Helped by donations from the Jewish diaspora, the new nation provided shelter, albeit modest, and education for the new arrivals. Efrati became an economist and is city auditor of Maale Adumin, the Jewish settlement in the West Bank near Jerusalem.
Efrati's wife is also a refugee. But she took a very different route to Israel.
Tzvia Efrati was born in Iraq, home of one of the largest Jewish communities in the Arab world. Jews had lived there since 586 B.C. when Nebuchadnezzar, the king of Babylon, captured Jerusalem, destroyed the first Jewish temple and drove the exiles hundreds of miles across the desert.
Mrs. Efrati's family owned a small garment factory in Irbil, in northern Iraq. Relations were good between the city's 4,000 Jews and its Arab residents -- most of the factory's customers were Arab, and Mrs. Efrati's mother frequented the same Turkish bath as Muslim women.
"The first problem was the start of World War II and the Holocaust, when Arabs decided they would do the same to Jewish people," Mrs. Efrati says. In 1942, some Jewish residents in Irbil were attacked and stoned, frightening her family and other Jews into temporarily closing their businesses and hiding in their homes.
An influential Arab citizen of Irbil ordered an end to the violence "and we had some quiet years," Mrs. Efrati says. "But after that the Jews were afraid -- it was never the same as before."

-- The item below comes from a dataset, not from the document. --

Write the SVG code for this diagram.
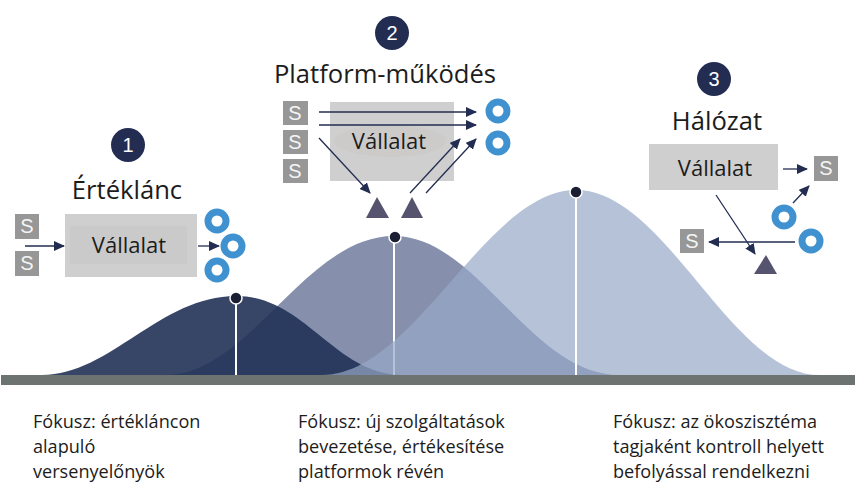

After Israel declared statehood in 1948, the Iraqi government decided to expel all of Iraq's Jews. Israel, founded as a homeland for the Jewish people, felt it had no choice but to accept any who wanted to come.
The relocation of tens of thousands of men, women and children took more than two years, as Jews from all over Iraq were rounded up and transported to Baghdad. There they had to wait to board planes furnished by the Israeli government.
Mrs. Efrati was too young to remember, but her parents told her what happened.
"There was a cop standing in front of the door. He made sure my mother left everything except her wedding ring and watch, which had to have a leather band. They couldn't take any gold -- she was wearing a gold headpiece and gold (jewelry) on her feet, and she had to take them off. Then the cops sealed the door with wax so nobody could open it."
In moving to Israel in 1951, Mrs. Efrati's parents went from prosperity to penury. First they lived in a tent, then a prefab house with a mud floor. The only work her father could find was as a street cleaner. Her mother, who once had her own household staff, became janitor of a high school.
But the educational opportunities were there, and Mrs. Efrati took them. Today she heads a department in the Israeli Ministry of Construction and Housing. The Efratis' own home is a spacious terrace apartment with a sweeping view of Jerusalem.
Despite the hardships of their early years in Israel, the Efratis see a key difference between how Israel and the Arab world handled the vast floods of refugees in the years after the 1948 war.
They fault rich Arab countries for not accepting more Palestinians, or at least giving them greater help. As a result, the Efratis say, thousands of Palestinians still live in squalid refugee camps.
"The point is, we (in Israel) feel responsible for our brothers," says Jacob Efrati.
"It's been about 50 years," his wife adds. "Look at how we live 50 years later and look at how Palestinians live."